What Conceição actually said
The winger's central point was narrow and deliberate. Asked whether Portugal's attacking structure obliges them to find Ronaldo, Conceição rejected the premise. There is no obligation, he said; the team plays to win, and Ronaldo is one option among several. The line matters because it reframes a tactical argument as a question of mentality. It also puts a player — not the head coach — in the position of managing the narrative around the captain's role.
The context, as both ESPN and Al Jazeera noted, is that Ronaldo's performance in Portugal's first match of the tournament drew pointed criticism. Without independent shot data, goal contributions or xG figures to hand in the reporting available, the cleanest read is the framing itself: the post-match consensus, captured in the wire coverage, was that the captain's influence on the opener did not match his status in the side. Conceição's intervention was aimed squarely at that read.
Why the framing took hold
The "feed Ronaldo" narrative is not new. It has tracked the captain through the latter part his club career and into the post-Euro 2016 phase of his international tenure, when the question of how Portugal evolves around an ageing forward became a recurring tactical theme. What 2026 has done is compress that debate into a tournament setting, where every touch is scrutinised on a tighter cycle and every post-match interview is amplified into a verdict.
Two structural pressures feed the framing. The first is media: a 40-year-old forward at a World Cup is, by definition, a story, and wire coverage naturally tracks his involvement with the same rigour it would apply to a 22-year-old in form. The second is internal — the question of whether Martínez's system, built around fluid attacking rotations at his previous clubs, can survive the gravitational pull of a captain who still commands the ball. Conceição's answer is the player-level signal that the system, not the star, is meant to set the terms.
What it changes — and what it does not
In the short term, the Conceição line is likely to take the edge off the post-opener criticism. It also gives Martínez cover: the head coach can claim, plausibly, that the team is not built around a single player, and that any deviation from that principle is a matter of in-game decision rather than a structural feature. That matters in tournament football, where narrative drift is itself a performance variable — a team that reads itself as "the Ronaldo show" tends to play like one, and not in a way that produces results.

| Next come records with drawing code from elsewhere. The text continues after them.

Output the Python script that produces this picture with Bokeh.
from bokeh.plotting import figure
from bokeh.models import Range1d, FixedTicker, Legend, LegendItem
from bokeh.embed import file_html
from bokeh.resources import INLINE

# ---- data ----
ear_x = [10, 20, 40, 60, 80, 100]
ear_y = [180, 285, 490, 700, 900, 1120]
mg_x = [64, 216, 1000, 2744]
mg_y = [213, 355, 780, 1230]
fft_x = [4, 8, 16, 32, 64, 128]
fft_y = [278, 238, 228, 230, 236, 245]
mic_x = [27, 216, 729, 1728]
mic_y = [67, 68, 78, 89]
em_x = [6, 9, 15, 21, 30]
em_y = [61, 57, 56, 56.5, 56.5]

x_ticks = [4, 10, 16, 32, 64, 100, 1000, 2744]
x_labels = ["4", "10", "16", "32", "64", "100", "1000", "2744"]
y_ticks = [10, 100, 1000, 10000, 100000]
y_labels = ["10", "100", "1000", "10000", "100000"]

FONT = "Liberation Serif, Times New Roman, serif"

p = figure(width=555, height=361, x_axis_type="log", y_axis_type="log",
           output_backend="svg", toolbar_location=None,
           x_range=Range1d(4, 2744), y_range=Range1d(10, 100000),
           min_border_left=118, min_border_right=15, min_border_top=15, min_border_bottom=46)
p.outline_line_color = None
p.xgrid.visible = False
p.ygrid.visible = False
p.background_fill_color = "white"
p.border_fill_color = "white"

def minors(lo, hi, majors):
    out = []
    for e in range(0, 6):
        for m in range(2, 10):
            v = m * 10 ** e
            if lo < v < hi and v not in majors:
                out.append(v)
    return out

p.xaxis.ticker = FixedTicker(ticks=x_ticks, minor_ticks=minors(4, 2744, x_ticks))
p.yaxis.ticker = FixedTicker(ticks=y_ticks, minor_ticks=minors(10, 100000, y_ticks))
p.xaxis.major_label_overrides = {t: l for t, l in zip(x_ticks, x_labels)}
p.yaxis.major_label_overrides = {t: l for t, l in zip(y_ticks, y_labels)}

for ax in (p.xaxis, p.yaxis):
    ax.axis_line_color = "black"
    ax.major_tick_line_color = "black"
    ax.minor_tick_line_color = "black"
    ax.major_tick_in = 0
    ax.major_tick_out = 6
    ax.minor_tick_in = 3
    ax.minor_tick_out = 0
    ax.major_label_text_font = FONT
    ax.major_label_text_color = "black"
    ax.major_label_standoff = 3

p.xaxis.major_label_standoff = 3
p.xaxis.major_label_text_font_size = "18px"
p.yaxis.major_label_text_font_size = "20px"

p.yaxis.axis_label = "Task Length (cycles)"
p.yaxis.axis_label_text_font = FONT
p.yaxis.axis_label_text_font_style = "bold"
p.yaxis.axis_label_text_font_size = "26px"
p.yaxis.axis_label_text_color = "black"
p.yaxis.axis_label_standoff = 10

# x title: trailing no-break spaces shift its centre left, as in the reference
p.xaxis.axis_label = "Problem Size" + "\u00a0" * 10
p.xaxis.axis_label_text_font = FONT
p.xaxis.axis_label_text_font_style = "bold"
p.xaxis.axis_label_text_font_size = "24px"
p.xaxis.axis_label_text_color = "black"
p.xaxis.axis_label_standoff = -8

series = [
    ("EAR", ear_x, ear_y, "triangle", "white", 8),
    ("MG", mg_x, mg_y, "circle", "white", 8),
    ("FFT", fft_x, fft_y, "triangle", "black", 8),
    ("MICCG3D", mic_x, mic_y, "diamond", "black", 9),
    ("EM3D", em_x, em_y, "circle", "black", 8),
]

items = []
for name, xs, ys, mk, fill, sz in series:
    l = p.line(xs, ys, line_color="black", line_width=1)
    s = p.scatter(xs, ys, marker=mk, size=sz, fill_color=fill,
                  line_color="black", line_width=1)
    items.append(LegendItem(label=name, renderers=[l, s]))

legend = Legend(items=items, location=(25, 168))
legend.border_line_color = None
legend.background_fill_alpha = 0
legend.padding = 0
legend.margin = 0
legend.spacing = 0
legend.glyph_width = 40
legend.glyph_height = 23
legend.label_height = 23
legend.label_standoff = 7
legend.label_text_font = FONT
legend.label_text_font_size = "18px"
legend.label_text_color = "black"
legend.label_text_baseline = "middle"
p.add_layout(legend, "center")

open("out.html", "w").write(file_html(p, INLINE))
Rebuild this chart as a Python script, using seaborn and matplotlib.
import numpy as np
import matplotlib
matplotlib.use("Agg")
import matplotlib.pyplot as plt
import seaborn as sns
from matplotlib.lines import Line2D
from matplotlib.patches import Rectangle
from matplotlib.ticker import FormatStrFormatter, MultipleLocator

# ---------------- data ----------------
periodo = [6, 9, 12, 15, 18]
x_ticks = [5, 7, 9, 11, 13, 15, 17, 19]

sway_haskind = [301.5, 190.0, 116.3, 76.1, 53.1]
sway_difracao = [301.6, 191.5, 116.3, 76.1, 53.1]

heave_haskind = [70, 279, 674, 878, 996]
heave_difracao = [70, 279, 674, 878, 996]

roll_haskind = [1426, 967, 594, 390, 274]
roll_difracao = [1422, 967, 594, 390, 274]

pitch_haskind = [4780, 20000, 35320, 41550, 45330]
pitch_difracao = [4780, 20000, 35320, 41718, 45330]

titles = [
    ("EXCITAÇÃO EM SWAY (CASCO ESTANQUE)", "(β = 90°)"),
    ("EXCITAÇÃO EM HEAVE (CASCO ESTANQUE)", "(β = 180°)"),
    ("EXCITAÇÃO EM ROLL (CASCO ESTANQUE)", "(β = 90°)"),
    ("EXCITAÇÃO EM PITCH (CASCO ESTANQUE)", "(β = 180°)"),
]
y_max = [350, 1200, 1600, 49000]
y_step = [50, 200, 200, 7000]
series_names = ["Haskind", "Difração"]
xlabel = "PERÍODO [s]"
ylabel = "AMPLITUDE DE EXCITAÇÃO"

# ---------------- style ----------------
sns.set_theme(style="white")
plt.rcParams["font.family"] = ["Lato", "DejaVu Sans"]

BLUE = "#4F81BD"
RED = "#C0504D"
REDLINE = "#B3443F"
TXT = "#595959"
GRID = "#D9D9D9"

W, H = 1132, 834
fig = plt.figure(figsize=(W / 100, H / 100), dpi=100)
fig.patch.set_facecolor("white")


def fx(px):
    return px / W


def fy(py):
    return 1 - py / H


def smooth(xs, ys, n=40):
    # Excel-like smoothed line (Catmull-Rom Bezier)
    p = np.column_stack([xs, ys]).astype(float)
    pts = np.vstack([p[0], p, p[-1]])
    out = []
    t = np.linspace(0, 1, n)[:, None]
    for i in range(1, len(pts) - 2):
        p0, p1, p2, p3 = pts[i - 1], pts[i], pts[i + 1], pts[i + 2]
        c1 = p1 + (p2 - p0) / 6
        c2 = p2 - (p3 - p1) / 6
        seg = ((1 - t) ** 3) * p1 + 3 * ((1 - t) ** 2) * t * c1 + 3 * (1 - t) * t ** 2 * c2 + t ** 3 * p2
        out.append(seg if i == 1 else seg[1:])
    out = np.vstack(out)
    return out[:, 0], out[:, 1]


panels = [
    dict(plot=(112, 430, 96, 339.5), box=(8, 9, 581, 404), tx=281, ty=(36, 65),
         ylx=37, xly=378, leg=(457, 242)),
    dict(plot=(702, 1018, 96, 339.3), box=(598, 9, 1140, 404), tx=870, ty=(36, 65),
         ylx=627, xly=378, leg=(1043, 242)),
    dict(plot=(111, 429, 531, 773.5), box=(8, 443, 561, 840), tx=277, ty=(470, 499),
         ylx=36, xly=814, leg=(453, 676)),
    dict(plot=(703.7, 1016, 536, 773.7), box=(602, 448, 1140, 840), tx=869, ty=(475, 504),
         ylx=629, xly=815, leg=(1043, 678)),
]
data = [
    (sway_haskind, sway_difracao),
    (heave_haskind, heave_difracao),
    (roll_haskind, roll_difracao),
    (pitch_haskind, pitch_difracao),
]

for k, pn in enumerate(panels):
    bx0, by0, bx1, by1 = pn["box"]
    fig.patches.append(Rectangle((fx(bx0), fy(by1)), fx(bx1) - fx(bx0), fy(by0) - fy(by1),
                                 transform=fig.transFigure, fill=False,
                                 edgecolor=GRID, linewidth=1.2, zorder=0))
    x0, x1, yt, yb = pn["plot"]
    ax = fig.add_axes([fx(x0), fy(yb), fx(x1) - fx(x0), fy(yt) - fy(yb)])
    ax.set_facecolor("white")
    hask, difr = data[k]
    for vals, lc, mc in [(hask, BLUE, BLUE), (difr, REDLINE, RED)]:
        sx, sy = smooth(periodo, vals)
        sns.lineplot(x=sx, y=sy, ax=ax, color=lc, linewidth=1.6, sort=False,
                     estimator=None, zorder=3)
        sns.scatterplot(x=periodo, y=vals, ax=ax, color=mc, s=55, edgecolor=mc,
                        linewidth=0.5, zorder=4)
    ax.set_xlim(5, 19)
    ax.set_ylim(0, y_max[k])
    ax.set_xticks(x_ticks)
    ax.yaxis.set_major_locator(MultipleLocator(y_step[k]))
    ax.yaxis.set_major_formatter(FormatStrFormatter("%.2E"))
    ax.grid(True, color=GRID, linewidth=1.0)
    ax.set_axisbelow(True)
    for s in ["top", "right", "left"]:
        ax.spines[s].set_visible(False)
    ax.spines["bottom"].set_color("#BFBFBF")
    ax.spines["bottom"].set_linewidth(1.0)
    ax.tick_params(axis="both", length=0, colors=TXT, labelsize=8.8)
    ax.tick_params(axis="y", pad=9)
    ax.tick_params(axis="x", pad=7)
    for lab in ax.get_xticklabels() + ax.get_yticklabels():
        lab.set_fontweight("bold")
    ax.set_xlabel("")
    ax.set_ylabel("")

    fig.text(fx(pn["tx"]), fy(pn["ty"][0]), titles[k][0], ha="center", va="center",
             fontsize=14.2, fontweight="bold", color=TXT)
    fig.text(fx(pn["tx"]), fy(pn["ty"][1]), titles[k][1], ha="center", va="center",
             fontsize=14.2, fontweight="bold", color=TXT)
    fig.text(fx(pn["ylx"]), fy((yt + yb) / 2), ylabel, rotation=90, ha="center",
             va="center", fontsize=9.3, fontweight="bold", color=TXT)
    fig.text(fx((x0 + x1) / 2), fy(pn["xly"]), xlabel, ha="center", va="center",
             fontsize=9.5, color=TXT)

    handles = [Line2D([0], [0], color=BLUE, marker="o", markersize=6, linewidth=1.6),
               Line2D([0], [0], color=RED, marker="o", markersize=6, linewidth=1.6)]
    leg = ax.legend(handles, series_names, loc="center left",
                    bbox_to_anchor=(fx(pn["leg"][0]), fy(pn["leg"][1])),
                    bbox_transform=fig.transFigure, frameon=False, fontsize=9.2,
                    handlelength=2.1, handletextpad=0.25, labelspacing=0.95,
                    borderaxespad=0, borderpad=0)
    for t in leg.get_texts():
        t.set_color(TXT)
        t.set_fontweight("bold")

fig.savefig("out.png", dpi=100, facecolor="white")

What Conceição's remark does not settle is the underlying tension. If the captain's minutes continue to produce fewer decisive moments than his selection implies, the question will return — and the next person answering it may be Martínez rather than a teammate. For now, the side has bought itself the space to play the group stage on its own terms. Whether that holds depends less on what is said in mixed zones and more on what the next two group fixtures look like on the pitch.
This publication framed the story around Conceição's pushback rather than the captain's performance, on the view that the player-level denial is the newsworthy beat. The wire coverage led with the criticism; Monexus leads with the rebuttal, in line with our preference for sourcing the actors who actually spoke over the commentary that followed.